▶ _Exercise description_:
Extract word for word the lines of the listing from its start to the line holding "plt.rcParams['font.family'] = ['Noto", both ends kept; pictures are not part of the copy.

==== Listing

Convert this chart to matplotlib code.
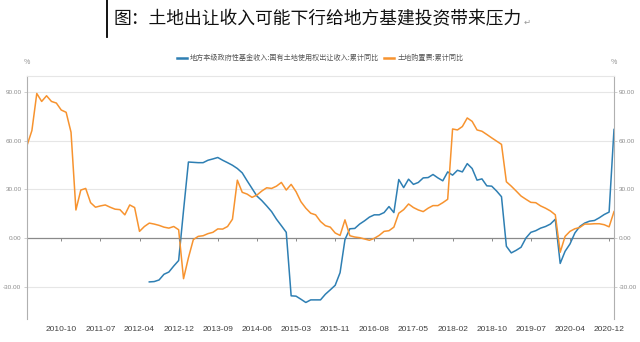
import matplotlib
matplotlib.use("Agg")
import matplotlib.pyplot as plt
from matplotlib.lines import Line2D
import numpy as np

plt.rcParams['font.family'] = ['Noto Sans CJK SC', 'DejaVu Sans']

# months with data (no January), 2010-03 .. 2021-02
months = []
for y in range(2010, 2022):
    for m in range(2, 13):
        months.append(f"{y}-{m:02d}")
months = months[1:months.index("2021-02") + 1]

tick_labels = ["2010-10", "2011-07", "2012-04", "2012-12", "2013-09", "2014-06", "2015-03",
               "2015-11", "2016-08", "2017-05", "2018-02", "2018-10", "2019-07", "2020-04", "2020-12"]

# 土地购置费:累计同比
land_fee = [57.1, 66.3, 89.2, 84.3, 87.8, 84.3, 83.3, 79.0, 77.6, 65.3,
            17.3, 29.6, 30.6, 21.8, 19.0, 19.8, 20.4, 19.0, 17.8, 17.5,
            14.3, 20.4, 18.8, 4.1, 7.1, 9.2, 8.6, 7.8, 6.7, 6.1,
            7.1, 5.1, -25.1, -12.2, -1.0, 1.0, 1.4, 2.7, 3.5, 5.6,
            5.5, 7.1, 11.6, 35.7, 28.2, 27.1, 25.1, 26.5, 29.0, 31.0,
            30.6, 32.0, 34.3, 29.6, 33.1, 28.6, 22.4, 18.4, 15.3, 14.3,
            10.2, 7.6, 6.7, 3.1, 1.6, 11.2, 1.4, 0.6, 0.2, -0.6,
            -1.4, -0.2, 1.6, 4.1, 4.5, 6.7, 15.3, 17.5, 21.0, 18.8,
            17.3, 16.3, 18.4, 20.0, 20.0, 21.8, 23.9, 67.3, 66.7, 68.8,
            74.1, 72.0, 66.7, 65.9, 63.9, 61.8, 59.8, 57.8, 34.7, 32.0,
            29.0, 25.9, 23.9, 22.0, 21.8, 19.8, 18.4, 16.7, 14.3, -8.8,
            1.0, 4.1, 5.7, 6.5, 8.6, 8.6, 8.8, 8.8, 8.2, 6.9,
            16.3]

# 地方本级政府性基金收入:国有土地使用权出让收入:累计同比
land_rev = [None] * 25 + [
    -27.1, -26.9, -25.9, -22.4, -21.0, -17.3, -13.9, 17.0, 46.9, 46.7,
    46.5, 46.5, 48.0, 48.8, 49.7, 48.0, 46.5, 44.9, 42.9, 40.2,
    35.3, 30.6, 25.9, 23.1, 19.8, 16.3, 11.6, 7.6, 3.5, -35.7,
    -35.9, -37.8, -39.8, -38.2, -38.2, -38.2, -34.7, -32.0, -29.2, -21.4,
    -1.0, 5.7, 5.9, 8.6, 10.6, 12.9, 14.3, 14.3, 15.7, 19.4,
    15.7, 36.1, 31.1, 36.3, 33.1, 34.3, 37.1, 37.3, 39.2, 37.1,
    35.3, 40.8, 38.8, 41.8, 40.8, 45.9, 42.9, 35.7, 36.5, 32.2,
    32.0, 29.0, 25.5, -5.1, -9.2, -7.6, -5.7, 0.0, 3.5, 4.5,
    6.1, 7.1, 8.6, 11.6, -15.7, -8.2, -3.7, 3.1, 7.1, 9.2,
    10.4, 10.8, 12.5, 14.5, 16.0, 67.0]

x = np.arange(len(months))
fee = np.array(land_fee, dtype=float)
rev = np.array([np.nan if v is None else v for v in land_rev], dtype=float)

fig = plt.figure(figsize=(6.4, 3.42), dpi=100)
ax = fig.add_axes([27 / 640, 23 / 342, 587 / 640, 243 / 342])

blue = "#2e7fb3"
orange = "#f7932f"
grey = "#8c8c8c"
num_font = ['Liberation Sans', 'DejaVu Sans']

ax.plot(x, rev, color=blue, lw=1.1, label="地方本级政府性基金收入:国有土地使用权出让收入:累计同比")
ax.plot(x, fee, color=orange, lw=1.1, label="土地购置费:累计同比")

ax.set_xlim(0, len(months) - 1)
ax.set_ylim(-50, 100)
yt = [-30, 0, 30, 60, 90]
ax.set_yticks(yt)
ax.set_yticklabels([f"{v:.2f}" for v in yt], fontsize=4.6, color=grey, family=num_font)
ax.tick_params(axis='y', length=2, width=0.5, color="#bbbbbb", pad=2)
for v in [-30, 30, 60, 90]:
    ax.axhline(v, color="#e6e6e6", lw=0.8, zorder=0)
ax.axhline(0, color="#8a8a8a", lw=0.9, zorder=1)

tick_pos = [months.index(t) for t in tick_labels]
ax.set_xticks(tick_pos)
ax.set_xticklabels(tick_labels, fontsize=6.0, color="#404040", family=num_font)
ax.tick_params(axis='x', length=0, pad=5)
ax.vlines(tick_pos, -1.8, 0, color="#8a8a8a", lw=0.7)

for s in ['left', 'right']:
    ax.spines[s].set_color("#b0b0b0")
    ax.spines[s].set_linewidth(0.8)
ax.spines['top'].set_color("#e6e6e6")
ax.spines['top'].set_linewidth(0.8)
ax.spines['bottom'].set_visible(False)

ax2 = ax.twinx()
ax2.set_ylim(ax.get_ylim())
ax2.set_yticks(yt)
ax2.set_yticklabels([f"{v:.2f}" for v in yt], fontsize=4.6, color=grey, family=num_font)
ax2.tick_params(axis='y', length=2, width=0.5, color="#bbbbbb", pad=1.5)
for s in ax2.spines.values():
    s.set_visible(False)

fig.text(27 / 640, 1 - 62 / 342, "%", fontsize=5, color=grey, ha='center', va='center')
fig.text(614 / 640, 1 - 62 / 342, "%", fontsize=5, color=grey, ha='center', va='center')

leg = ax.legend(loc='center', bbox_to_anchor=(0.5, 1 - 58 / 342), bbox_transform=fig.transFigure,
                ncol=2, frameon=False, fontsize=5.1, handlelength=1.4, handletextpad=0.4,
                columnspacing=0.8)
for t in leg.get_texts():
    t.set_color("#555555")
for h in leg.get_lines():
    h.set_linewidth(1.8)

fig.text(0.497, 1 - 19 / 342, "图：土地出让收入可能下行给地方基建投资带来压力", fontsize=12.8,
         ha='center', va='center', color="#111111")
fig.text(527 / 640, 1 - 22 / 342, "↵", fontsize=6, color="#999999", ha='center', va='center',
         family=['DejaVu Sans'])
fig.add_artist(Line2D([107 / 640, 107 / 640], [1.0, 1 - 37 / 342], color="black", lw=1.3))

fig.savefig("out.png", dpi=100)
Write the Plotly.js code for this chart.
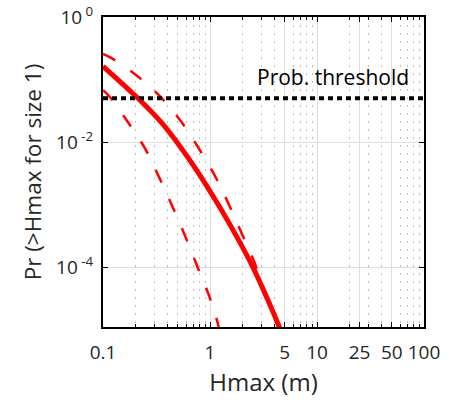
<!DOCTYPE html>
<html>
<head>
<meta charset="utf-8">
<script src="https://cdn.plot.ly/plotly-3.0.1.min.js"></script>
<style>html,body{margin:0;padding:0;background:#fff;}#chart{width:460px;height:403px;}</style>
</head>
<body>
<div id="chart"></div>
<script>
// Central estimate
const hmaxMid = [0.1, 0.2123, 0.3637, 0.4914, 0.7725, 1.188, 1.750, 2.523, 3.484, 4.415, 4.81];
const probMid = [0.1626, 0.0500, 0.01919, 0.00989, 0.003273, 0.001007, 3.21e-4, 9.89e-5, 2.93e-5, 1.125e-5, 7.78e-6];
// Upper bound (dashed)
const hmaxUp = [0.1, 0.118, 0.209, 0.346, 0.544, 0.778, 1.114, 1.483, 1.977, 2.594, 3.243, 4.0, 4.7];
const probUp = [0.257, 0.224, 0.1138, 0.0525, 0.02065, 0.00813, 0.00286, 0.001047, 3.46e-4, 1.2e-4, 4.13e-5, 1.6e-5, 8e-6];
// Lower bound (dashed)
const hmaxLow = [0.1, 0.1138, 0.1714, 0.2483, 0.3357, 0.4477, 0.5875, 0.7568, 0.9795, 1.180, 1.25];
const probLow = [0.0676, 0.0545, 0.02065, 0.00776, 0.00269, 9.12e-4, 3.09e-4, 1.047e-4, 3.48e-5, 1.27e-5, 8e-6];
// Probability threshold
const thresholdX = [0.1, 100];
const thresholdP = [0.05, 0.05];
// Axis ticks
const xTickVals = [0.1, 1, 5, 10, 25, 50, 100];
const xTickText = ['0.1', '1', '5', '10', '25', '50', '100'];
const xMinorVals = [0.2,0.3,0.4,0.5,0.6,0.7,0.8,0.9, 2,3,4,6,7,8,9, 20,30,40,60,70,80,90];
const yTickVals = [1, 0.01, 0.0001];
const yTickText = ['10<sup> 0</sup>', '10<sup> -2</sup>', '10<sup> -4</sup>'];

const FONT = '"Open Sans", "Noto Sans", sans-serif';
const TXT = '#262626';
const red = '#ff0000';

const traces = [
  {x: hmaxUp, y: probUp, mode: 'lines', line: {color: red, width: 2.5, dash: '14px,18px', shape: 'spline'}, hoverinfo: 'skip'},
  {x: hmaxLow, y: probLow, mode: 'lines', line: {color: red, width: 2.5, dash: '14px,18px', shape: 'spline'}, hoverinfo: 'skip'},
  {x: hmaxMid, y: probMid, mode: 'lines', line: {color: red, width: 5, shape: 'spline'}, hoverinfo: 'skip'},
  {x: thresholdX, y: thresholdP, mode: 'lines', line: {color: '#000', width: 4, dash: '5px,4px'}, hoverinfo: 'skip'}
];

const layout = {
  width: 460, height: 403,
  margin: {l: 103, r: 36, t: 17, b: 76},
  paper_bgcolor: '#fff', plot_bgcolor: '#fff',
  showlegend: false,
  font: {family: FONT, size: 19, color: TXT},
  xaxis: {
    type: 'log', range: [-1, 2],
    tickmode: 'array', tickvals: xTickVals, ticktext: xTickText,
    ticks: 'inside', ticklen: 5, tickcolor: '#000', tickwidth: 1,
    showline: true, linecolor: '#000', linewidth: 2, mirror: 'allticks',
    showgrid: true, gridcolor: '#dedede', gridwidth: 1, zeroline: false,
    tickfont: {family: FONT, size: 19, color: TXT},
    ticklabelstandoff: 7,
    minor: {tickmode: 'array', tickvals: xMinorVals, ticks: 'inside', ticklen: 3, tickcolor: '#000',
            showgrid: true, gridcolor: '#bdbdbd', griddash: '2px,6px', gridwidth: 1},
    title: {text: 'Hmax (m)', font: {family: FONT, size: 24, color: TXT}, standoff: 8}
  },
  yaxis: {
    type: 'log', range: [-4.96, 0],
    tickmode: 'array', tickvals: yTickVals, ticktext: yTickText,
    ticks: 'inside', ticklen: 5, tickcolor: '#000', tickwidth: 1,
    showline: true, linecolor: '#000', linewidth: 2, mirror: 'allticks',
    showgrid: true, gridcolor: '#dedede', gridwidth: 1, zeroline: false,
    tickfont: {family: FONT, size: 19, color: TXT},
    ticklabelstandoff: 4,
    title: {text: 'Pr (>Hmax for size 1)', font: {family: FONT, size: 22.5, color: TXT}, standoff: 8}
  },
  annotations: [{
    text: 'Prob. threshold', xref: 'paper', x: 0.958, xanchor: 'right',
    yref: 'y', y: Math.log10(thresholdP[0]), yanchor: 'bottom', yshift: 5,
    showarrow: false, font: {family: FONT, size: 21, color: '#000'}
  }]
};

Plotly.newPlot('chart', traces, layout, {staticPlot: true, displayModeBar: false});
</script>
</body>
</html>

========

▶ _Solution to this exercise_:
Convert this chart to matplotlib code.
import matplotlib
matplotlib.use("Agg")
import matplotlib.pyplot as plt
from matplotlib.lines import Line2D
import numpy as np

plt.rcParams['font.family'] = ['Noto Sans CJK SC', 'DejaVu Sans']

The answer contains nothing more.